Debemos celebrar las más de tres décadas que vivimos en libertad, aunque parte de la herencia de la dictadura stronista no la hemos podido superar.
El principal logro ha sido la recuperación de la libertad de expresión, de asociación y de manifestación; también recordar el valor de una Constitución Nacional que garantiza derechos sociales antes no eran reconocidos. En 35 años hubo ocho elecciones generales y, aunque al país todavía le falta practicar la alternancia –el mismo partido gobierna desde 1947, con un breve lapso de gobierno no colorado– los paraguayos hemos aprendido a dirimir las diferencias políticas de manera civilizada.

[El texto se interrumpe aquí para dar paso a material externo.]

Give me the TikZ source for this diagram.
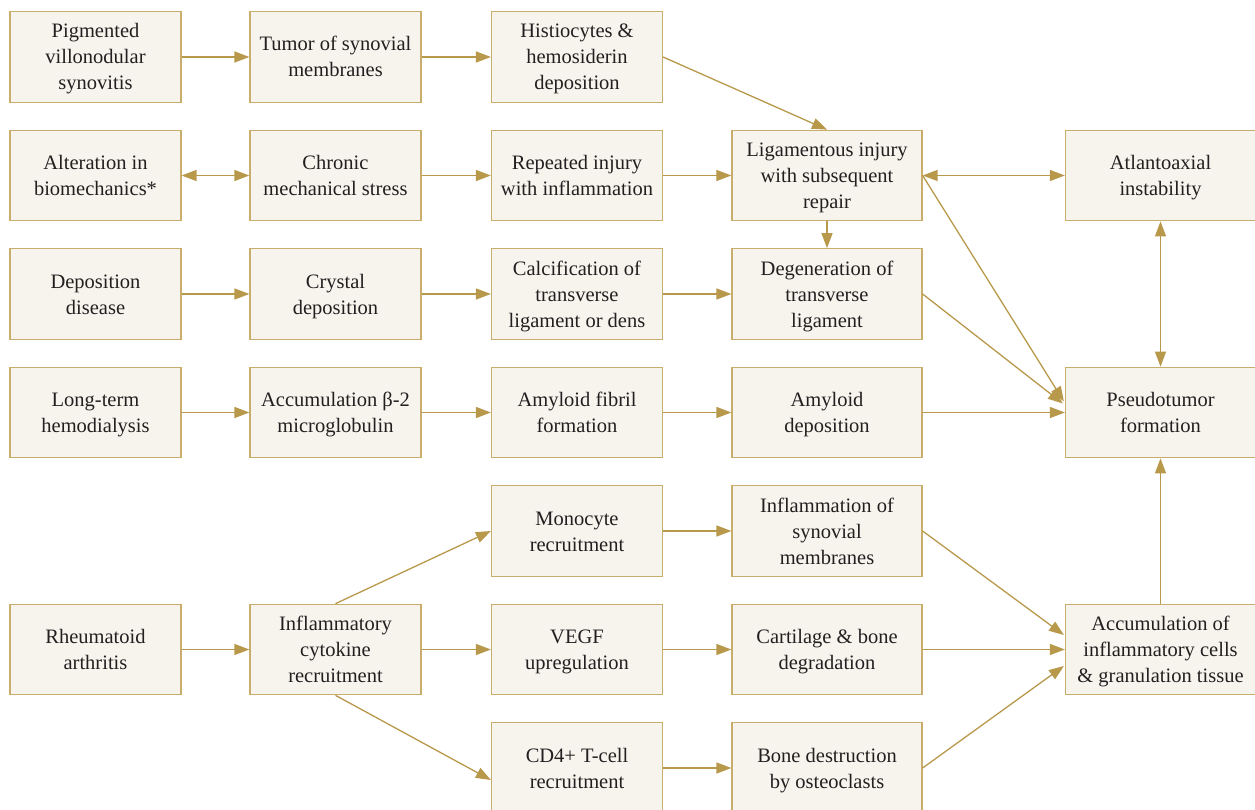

En estos años y tras el proceso que hemos hecho las principales deudas son notorias a nivel social, es así que la población debe soportar la ausencia de políticas públicas en salud, educación, empleo y seguridad; un mosquito pone de rodillas a la salud pública, las escuelas se caen a pedazos y el sistema educativo no brinda herramientas para el desarrollo a miles de jóvenes paraguayos sin oportunidades. Los planes para combatir la pobreza no se sostienen y la población padece deplorables servicios públicos.
Merecen una mención especial las tierras malhabidas no recuperadas y la reforma agraria nunca concretada. Cerca de ocho millones de hectáreas de tierras públicas, que debían ser destinadas a la reforma agraria, fueron repartidas de manera irregular a autoridades, empresarios amigos, extranjeros, militares y políticos. El Estado paraguayo no realizó acción alguna para recuperarlas.

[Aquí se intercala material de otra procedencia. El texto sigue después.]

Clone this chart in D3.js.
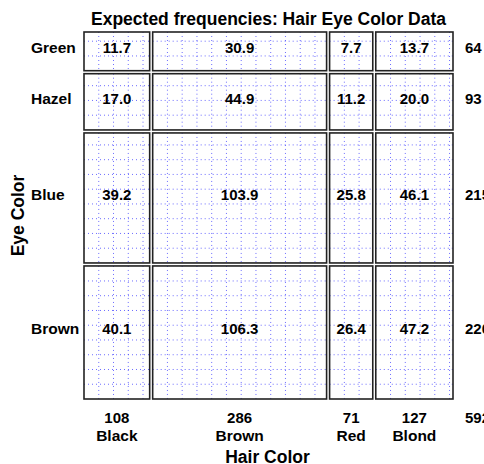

En la columna de las deudas podemos agregar, asimismo, nuestra frágil institucionalidad. El Estado ha ido creciendo desmesuradamente en funcionarios y una buena parte de los cuales realmente no sirven a la sociedad. Claro y evidente ejemplo de este aspecto son los casos que en este aniversario de la democracia están acaparando la atención pública: el nepotismo vergonzoso e impune, rémora de un clientelismo político que nos queda por erradicar.
No obstante, el mayor peligro para la democracia es la corrupción pública. Una corrupción que va de la mano con la impunidad. La corrupción no es una invención de la democracia, pues como es bien sabido, los grandes vicios de la dictadura se han perpetuado –lamentablemente– y siguen permeando nuestra realidad. En dictadura había corrupción, clientelismo, narcotráfico y contrabando; el problema es que la democracia no ha podido desprenderse de los “hombres escombro”, quienes operaron este continuismo.
La corrupción no es solamente utilizar recursos públicos para el beneficio personal o de un grupo económico o político.
Lo más grave de la corrupción es el daño que hace a la misma credibilidad de la democracia; y que además es la responsable directa de la pobreza, del hambre, de la falta de medicamentos en los hospitales y de que los techos de las escuelas caigan sobre los niños y niñas; porque debemos tener claro que la corrupción mata.
Es importante entender asimismo que por la corrupción no tenemos justicia y, en cambio, tenemos cada vez peores representantes del pueblo en el Congreso, así como lo que podemos considerar el resultado de la degradación política, social y económica de un país: el auge casi imparable del narcotráfico, el sicariato y el crimen organizado.
Pese a todas las adversidades, los paraguayos debemos defender el sistema democrático, y seguir trabajando para poder superar la pobreza y la desigualdad, para convertirnos en ciudadanos conscientes de sus derechos, que sean capaces de rechazar las viejas prácticas políticas de corrupción, prebendarismo y nepotismo, porque el Estado no pertenece a una familia o a un partido político.